## Data extract:
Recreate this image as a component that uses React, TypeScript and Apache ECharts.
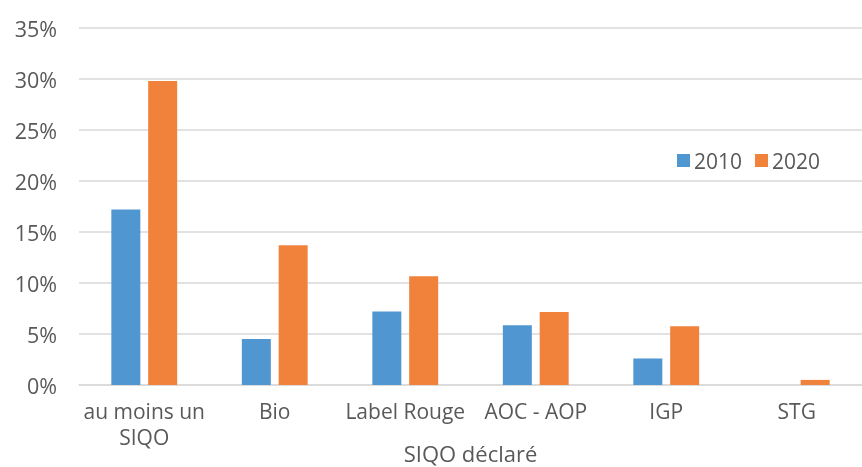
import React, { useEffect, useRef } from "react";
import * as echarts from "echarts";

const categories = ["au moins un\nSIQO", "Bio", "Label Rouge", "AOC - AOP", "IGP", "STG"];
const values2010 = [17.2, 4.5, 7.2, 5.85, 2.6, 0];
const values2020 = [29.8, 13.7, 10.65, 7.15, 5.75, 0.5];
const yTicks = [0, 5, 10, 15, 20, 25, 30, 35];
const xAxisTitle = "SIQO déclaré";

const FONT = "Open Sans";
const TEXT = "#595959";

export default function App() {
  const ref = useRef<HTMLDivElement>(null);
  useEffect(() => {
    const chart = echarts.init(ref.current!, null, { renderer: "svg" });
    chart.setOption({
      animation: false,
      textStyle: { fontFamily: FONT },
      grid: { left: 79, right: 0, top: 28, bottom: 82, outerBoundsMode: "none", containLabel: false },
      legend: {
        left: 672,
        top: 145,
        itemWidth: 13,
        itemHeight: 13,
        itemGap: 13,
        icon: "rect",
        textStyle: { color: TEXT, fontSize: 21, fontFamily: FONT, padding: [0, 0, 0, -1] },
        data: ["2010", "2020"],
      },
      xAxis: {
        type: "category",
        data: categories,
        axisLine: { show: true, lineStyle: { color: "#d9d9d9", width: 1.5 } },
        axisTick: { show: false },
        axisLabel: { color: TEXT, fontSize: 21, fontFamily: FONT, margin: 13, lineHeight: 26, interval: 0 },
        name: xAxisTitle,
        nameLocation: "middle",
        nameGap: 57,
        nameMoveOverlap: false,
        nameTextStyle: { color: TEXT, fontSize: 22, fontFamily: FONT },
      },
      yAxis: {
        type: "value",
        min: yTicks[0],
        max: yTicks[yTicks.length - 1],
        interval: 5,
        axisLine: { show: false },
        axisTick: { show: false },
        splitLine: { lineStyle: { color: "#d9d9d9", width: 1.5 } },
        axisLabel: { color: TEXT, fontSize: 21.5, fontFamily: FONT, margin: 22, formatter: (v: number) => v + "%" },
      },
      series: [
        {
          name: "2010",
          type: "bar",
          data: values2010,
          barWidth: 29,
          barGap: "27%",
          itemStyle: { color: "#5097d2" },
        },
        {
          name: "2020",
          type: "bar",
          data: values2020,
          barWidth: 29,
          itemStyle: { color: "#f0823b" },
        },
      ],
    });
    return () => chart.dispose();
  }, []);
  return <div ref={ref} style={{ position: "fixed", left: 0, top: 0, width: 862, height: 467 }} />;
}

## Task to complete:
Skip every picture and return the lines above from the top through the one that contains "import * as".

## Response to the task:
Recreate this image as a component that uses React, TypeScript and Apache ECharts.
import React, { useEffect, useRef } from "react";
import * as echarts from "echarts";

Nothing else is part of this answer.